Shure KSM313 Saves The Day on James Taylor-Carole King Tour FOH Engineer David Morgan Uses Shure Ribbon Mics to Capture Danny Kortchmar's Signature Guitar Sound

July 20, 2010

NILES, IL, July 15, 2010 — One of 2010’s most successful tours is the Troubadour Reunion, a pairing of acclaimed singer-songwriters James Taylor and Carole King, which has been drawing sellout crowds to arenas across the country. The tour boasts an equally legendary FOH mixer David Morgan, who was asked to create a warm, intimate sound, despite working with a large stage and an in-the-round setting.

“The music on this tour is incredible,” Morgan states, “But it’s been very challenging from an engineering perspective. James and Carole are playing afternoon soundcheck shows for charity, so there’s literally no time for experimenting when audio problems arise.” That was exactly the case in Morgan’s attempts to capture the guitar sound of Taylor’s venerable guitarist Danny Kortchmar.

Playing through a pair of Fender Deluxe reproduction amps with 12-inch speakers, Kortchmar had originally planned to elevate his rig on stands. But because that set-up was deemed an obstruction to the audience’s line of sight, the guitarist had to place the amps on the floor. Even with the amps rocked back, the direct speaker sound was hitting Kortchmar in the knees, not the ears. David Morgan KSM313

“To get the articulation he needs to hear, Danny had to change his tone, which actually thinned his sound,” Morgan explains.  “To Danny, the amps sound normal, but the new setup sounded a bit harsh in the microphones. I had been using KSM27s on the amps, and that’s a good, fat-sounding microphone.  But suddenly I found myself using a lot of EQ, trying to get that signature sound Danny is known for. It was problematic, especially with the lack of free time to explore other options.”

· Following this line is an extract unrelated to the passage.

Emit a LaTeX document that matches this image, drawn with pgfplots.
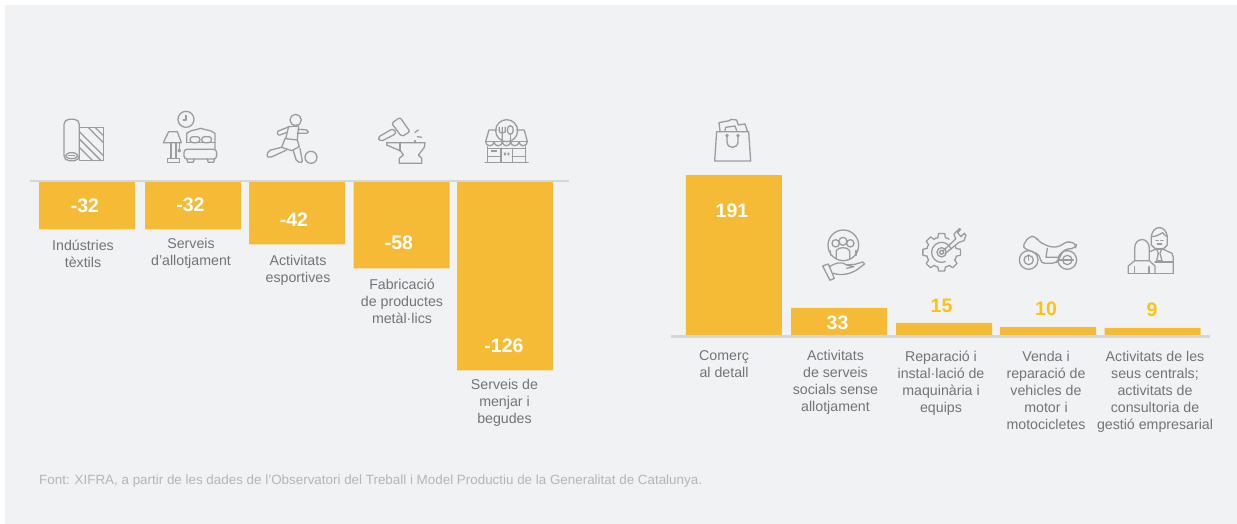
\documentclass[border=0pt]{standalone}
\usepackage{pgfplots}
\pgfplotsset{compat=1.18}
\usepackage{fontspec}
\setmainfont{Liberation Sans}
\definecolor{panel}{HTML}{F1F2F4}
\definecolor{barcol}{HTML}{F6BB36}
\definecolor{rulecol}{HTML}{D5D6D8}
\definecolor{lab}{HTML}{737477}
\definecolor{src}{HTML}{B4B5B8}
\definecolor{outlab}{HTML}{FFC20E}
\definecolor{ico}{HTML}{9B9C9E}
\tikzset{
 ic/.style={draw=ico,line width=1.3pt,line join=round,line cap=round,fill=none},
 cat/.style={text=lab,align=center,font=\fontsize{14.2}{17}\selectfont,inner sep=0pt,anchor=north},
 val/.style={text=white,font=\fontsize{19.5}{21}\selectfont\bfseries,inner sep=0pt},
 vout/.style={text=outlab,font=\fontsize{19.5}{21}\selectfont\bfseries,inner sep=0pt},
 zoomA/.style={x=0.3333pt,y=-0.3333pt,shift={(20pt,434pt)}},
 zoomB/.style={x=0.3333pt,y=-0.3333pt,shift={(340pt,434pt)}},
 zoomC/.style={x=0.3333pt,y=-0.3333pt,shift={(670pt,414pt)}},
 zoomD/.style={x=0.3333pt,y=-0.3333pt,shift={(960pt,304pt)}},
}
\pgfplotsset{
 panelaxis/.style={
  at={(0pt,0pt)},anchor=south west,scale only axis,width=1237pt,height=524pt,
  xmin=0,xmax=1237,axis lines=none,ybar,bar width=96pt,
  enlargelimits=false,
 },
}
\pgfplotstableread{
x v
87 -32
193 -32
297 -42
401.5 -58
505 -126
}\losses
\pgfplotstableread{
x v
733.8 191
839 33
944 15
1048 10
1152.5 9
}\gains
\begin{document}
\begin{tikzpicture}
\fill[white] (0pt,0pt) rectangle (1237pt,524pt);
\fill[panel] (5pt,0pt) rectangle (1237pt,519pt);
% left: baseline at pixel 181.5, 1.5 px per job
\begin{axis}[panelaxis,ymin=-228.33,ymax=121]
\addplot[fill=barcol,draw=none,bar shift=0pt] table[x=x,y=v]{\losses};
\end{axis}
% right: baseline at pixel 335.5, 0.839 px per job
\begin{axis}[panelaxis,ymin=-224.7,ymax=399.9]
\addplot[fill=barcol,draw=none,bar shift=0pt] table[x=x,y=v]{\gains};
\end{axis}
\fill[rulecol] (30.3pt,344.3pt) rectangle (569pt,341.9pt);
\fill[rulecol] (671pt,189pt) rectangle (1209.7pt,186.4pt);
% value labels
\begin{scope}[x=1pt,y=-1pt,yshift=524pt]
\node[val] at (85,206) {-32};
\node[val] at (190.5,205) {-32};
\node[val] at (294,219.5) {-42};
\node[val] at (399,243) {-58};
\node[val] at (504,346) {-126};
\node[val] at (732,211) {191};
\node[val] at (837.5,323) {33};
\node[vout] at (941.5,306) {15};
\node[vout] at (1046,309) {10};
\node[vout] at (1152,310) {9};
\node[cat] at (83,239.5) {Indústries\\tèxtils};
\node[cat] at (191,238.5) {Serveis\\d’allotjament};
\node[cat] at (298,255.5) {Activitats\\esportives};
\node[cat] at (402,278.5) {Fabricació\\de productes\\metàl·lics};
\node[cat] at (504.5,379.5) {Serveis de\\menjar i\\begudes};
\node[cat] at (724,350.5) {Comerç\\al detall};
\node[cat] at (835.5,350.5) {Activitats\\de serveis\\socials sense\\allotjament};
\node[cat] at (941,350.5) {Reparació i\\instal·lació de\\maquinària i\\equips};
\node[cat] at (1046,351.5) {Venda i\\reparació de\\vehicles de\\motor i\\motocicletes};
\node[cat] at (1155,351.5) {Activitats de les\\seus centrals;\\activitats de\\consultoria de\\gestió empresarial};
\node[text=src,anchor=west,inner sep=0pt,font=\fontsize{13.4}{15}\selectfont] at (39,481) {Font: XIFRA, a partir de les dades de l’Observatori del Treball i Model Productiu de la Generalitat de Catalunya.};
\end{scope}
% icons
\begin{scope}[zoomA]
 % fabric roll
 \draw[ic,rounded corners=5pt] (132,212) rectangle (178,88);
 \draw[ic] (155,197) ellipse (18 and 9);
 \draw[ic] (146,197)--(164,197);
 \draw[ic] (178,113) rectangle (250,212);
 \draw[ic] (178,125)--(250,197) (178,147)--(243,212) (178,172)--(218,212) (205,113)--(250,158) (226,113)--(250,137);
 % clock
 \draw[ic] (498,88) circle (24);
 \draw[ic] (498,76)--(498,90) (498,90)--(490,90);
 % lamp
 \draw[ic] (446,125)--(472,125)--(484,158)--(430,158)--cycle;
 \draw[ic] (453,158)--(453,205) (468,158)--(468,205);
 \draw[ic] (442,217) rectangle (478,205);
 \draw[ic] (478,158)--(478,178);
 \draw[ic] (478,182) circle (4);
 % bed
 \draw[ic] (500,158)--(500,130) .. controls (515,118) and (525,122) .. (542,115) .. controls (560,122) and (570,118) .. (585,130)--(585,178);
 \draw[ic,rounded corners=3pt] (510,158) rectangle (540,140);
 \draw[ic,rounded corners=3pt] (545,158) rectangle (575,140);
 \draw[ic,rounded corners=3pt] (492,178) rectangle (590,207);
 \draw[ic] (500,158)--(585,158);
 \draw[ic] (500,207)--(503,217)--(520,217)--(523,207) (562,207)--(565,217)--(581,217)--(584,207);
 % runner
 \draw[ic] (827,90) circle (17);
 \draw[ic] (806,110)--(836,108)--(832,150)--(797,146)--cycle;
 \draw[ic,rounded corners=2pt] (836,118)--(865,120)--(865,130)--(832,130);
 \draw[ic,rounded corners=2pt] (808,110)--(770,125)--(775,137)--(798,128);
 \draw[ic] (795,146)--(785,172)--(815,182)--(838,170)--(832,150);
 \draw[ic,rounded corners=2pt] (785,172)--(745,182)--(740,200)--(750,203)--(800,180);
 \draw[ic,rounded corners=2pt] (820,182)--(830,215)--(848,218)--(840,175);
 \draw[ic] (873,202) circle (18);
\end{scope}
\begin{scope}[zoomB]
 % hammer and anvil
 \draw[ic,rounded corners=2pt] (155,100)--(180,82)--(210,125)--(185,140)--cycle;
 \draw[ic,rounded corners=3pt] (112,143)--(160,115)--(170,130)--(122,155)--cycle;
 \draw[ic] (225,127)--(235,120) (232,140)--(245,142);
 \draw[ic] (140,158)--(255,158)--(253,172)--(243,185)--(235,195)--(245,205)--(245,220)--(178,220)--(178,205)--(190,195)--(182,183)--(140,165)--cycle;
 \draw[ic] (225,152)--(225,158) (180,160)--(180,183);
 % restaurant
 \draw[ic] (500,122) circle (33);
 \draw[ic] (478,112)--(478,125)..controls (480,130) and (494,130)..(496,125)--(496,112) (487,112)--(487,150);
 \draw[ic] (511,120) ellipse (9 and 13);
 \draw[ic] (511,133)--(511,150);
 \draw[ic] (447,120)--(470,120) (530,120)--(553,120) (447,120)--(437,155) (553,120)--(562,155);
 \draw[ic] (437,155)--(562,155);
 \draw[ic] (437,155) arc (180:0:12.5) arc (180:0:12.5) arc (180:0:12.5) arc (180:0:12.5) arc (180:0:12.5);
 \draw[ic] (443,170)--(443,217) (557,170)--(557,217) (435,217)--(565,217);
 \draw[ic] (443,175)--(557,175) (483,175)--(483,217) (517,175)--(517,217);
 \draw[ic] (443,200)--(483,200) (517,200)--(557,200);
 \fill[ico] (452,181) rectangle (470,185);
 \fill[ico] (492,188) rectangle (498,196) (502,188) rectangle (508,196);
\end{scope}
\begin{scope}[zoomC]
 % bag
 \draw[ic] (140,65)--(236,65)--(242,153)--(134,153)--cycle;
 \draw[ic] (171,77) circle (3.5) (204,77) circle (3.5);
 \draw[ic] (171,80)--(171,95)..controls (171,118) and (204,118)..(204,95)--(204,80);
 \draw[ic] (150,62)--(147,38)--(178,32)--(183,28)--(200,30)--(205,45)--(225,42)--(232,63);
 \draw[ic] (165,62)--(167,52)--(195,48)--(200,62);
 % people in hand
 \draw[ic] (520,406) circle (46);
 \draw[ic] (497,400) circle (11) (541,400) circle (11) (519,394) circle (12);
 \draw[ic] (499,447)--(499,422)..controls (505,410) and (533,410)..(539,422)--(539,447);
 \draw[ic] (482,436)--(482,422) (558,436)--(558,422);
 \draw[ic] (458,468)--(475,462)--(493,505)--(480,511)--cycle;
 \draw[ic] (478,470)..controls (495,460) and (515,452)..(530,465)--(555,463)--(578,456)--(584,462)--(560,480)..controls (540,492) and (515,498)..(490,490);
 \draw[ic] (530,465)--(552,470)--(530,475);
 % gear and wrench
 \begin{scope}[shift={(815,427)}]
  \draw[ic] (0,0) circle (6) circle (14);
  \draw[ic] (-18:30) arc (-18:-292:30);
  \foreach \a in {0,45,90,135,180,225,270}{
   \draw[ic] ({\a-15}:45)--({\a-9}:57)--({\a+9}:57)--({\a+15}:45)--({\a+22.5}:46)--({\a+30}:45);
  }
  \draw[ic] (-22:45)--(-15:45);
  \draw[ic] (4,-4)--(42,-40) (10,4)--(52,-30);
 \end{scope}
 \draw[ic] (857,387)--(852,372)--(868,356)--(872,358)--(863,368)--(873,380)--(883,370)--(888,376)--(882,392)--(867,397);
\end{scope}
\begin{scope}[zoomD]
 % motorbike
 \draw[ic] (206,120) circle (28) circle (14);
 \draw[ic] (322,120) circle (28) circle (14);
 \draw[ic] (206,120)--(206,104) (298,120)--(340,120);
 \draw[ic,rounded corners=4pt] (186,82)--(206,50)--(226,48)--(236,65)--(272,82)--(300,80)--(320,63)--(350,72)--(346,85)--(312,88)--(296,118)--(288,130)--(242,130)--(240,105)--cycle;
 \draw[ic] (262,85)--(258,112)--(296,112);
 % consultants
 \draw[ic] (524,122)--(524,85)..controls (524,50) and (568,50)..(568,85)--(568,122);
 \draw[ic] (505,160)--(505,138)--(524,122)--(568,122)--(585,138)--(585,160);
 \draw[ic] (523,140)--(523,160) (567,140)--(567,160);
 \draw[ic] (505,160)--(640,160);
 \draw[ic] (574,55)..controls (574,12) and (622,12)..(622,55)--(622,75)..controls (615,92) and (582,92)..(574,75)--cycle;
 \draw[ic] (574,50)..controls (590,50) and (600,42)..(608,38)..controls (612,45) and (618,48)..(622,50);
 \draw[ic] (588,62)--(595,62) (602,62)--(609,62) (592,72)--(605,72);
 \draw[ic] (570,95)--(590,86)--(606,86)--(636,100)--(640,112)--(640,160);
 \draw[ic] (590,88)--(605,88)--(600,100)--(606,122)--(590,122)--(595,100)--cycle;
 \draw[ic] (585,126)--(638,126);
\end{scope}
\end{tikzpicture}
\end{document}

The solution turned out to be savagely simple: the KSM313 ribbon microphone from Shure. “I needed a warm, fat sound with a lot of articulation, so a ribbon mic was one obvious option. I had heard good things about the KSM313, but I had never so much as talked into one, so it was kind of an unknown,” he relates. “But as soon as they came out of the box and went onstage, the sound I needed was there. I put them up in Chicago and they’ve been there ever since. ”

Morgan deploys one KSM313 on each of Kortchmar’s two cabinets, using the front side of the mic and positioning them as close to the grille as possible to take advantage of their mild proximity effect. Doing that required approaching the tilted-back cabinets from above, with the XLRs pointing upward.

“It worked instantly,” Morgan reports. “I’m using very little EQ, just one or two dB here and there, whereas before I had cuts of 6 dB or more at 2.5k and 7k. With the KSM313, I can now just pretty much put them up and let him play. Now Danny is happy with what he’s hearing, and the fans are getting the sound they want and expect. It’s an incredibly elegant solution to what had been an ongoing problem.”

When the James Taylor-Carole King tour wraps up in late July, Morgan will be taking the KSM313s with him as he goes to Las Vegas to mix Cher beginning in September.

“The KSM313 was an instant success in a difficult situation on this tour,” Morgan says. “They sound great on guitars and I can’t wait to try them in other applications, especially acoustic instruments like the saxophone and trumpet. I’m really looking forward to experimenting with them.”